J'ai bien des fois assisté à des réunions de personnes qui, d'après les critères de la culture traditionnelle, étaient considérées comme très évoluées, et qui s'étonnaient toutes, avec beaucoup de verve, de ce que les scientifiques fussent si incultes. Il m'est, en une ou deux occasions, arrivé de m'irriter de ces propos et de demander qui, de toute cette honorable compagnie, était capable de dire en quoi consistait la deuxième loi de la thermodynamique. Ma question jeta un froid dans l'assistance et demeura sans réponse : c'était pourtant, dans le domaine de la science, à peu près l'équivalent de la question « Avez-vous lu une oeuvre de Shakespeare ? ».

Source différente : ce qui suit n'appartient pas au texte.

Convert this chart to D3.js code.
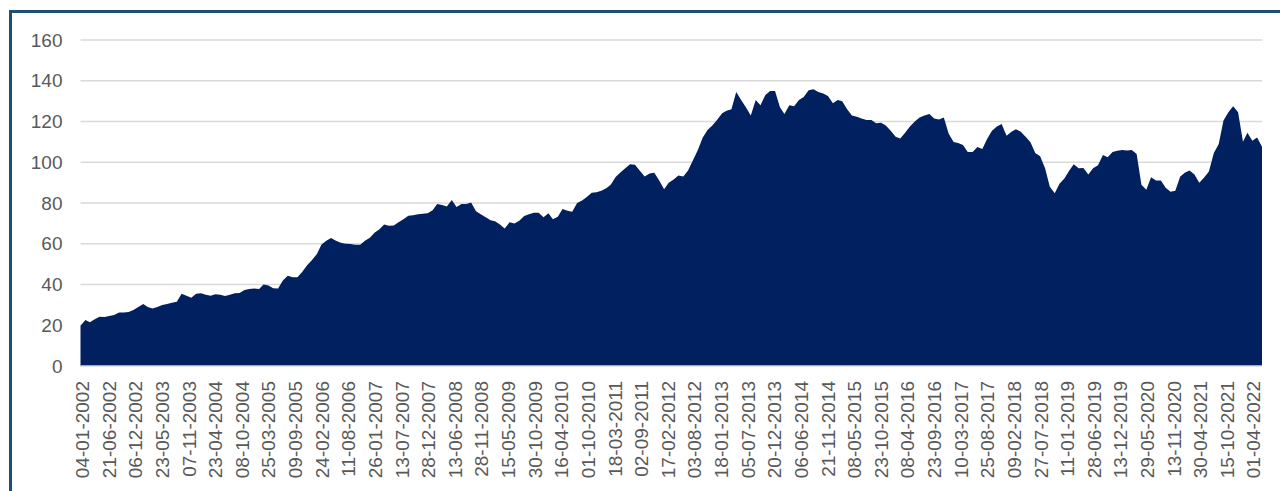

Il faut regarder les choses en face. Il est techniquement possible d'étendre la révolution scientifique à l'Inde, l'Afrique, l'Asie du sud-est, l'Amérique latine et le Moyen-Orient, et ce en l'espace de cinquante ans. Les Occidentaux n'ont pas le droit de l'ignorer. De même qu'ils n'ont pas le droit d'ignorer que c'est là, pour nous, la seule façon de conjurer les trois dangers qui nous menacent, à savoir la guerre nucléaire, la surpopulation, le fossé entre les riches et les pauvres. Il est des cas où l'innocence devient le pire des crimes.
Les non-scientifiques sont fermement convaincus que les scientifiques n'ont aucune conscience de la condition humaine et que leur optimisme est un optimisme de surface. Les scientifiques, de leur côté, croient que les intellectuels littéraires sont des gens aux vues courtes, singulièrement indifférents à leurs semblables, foncièrement anti-intellectuels et soucieux de réduire l'art et la pensée au moment existentiel.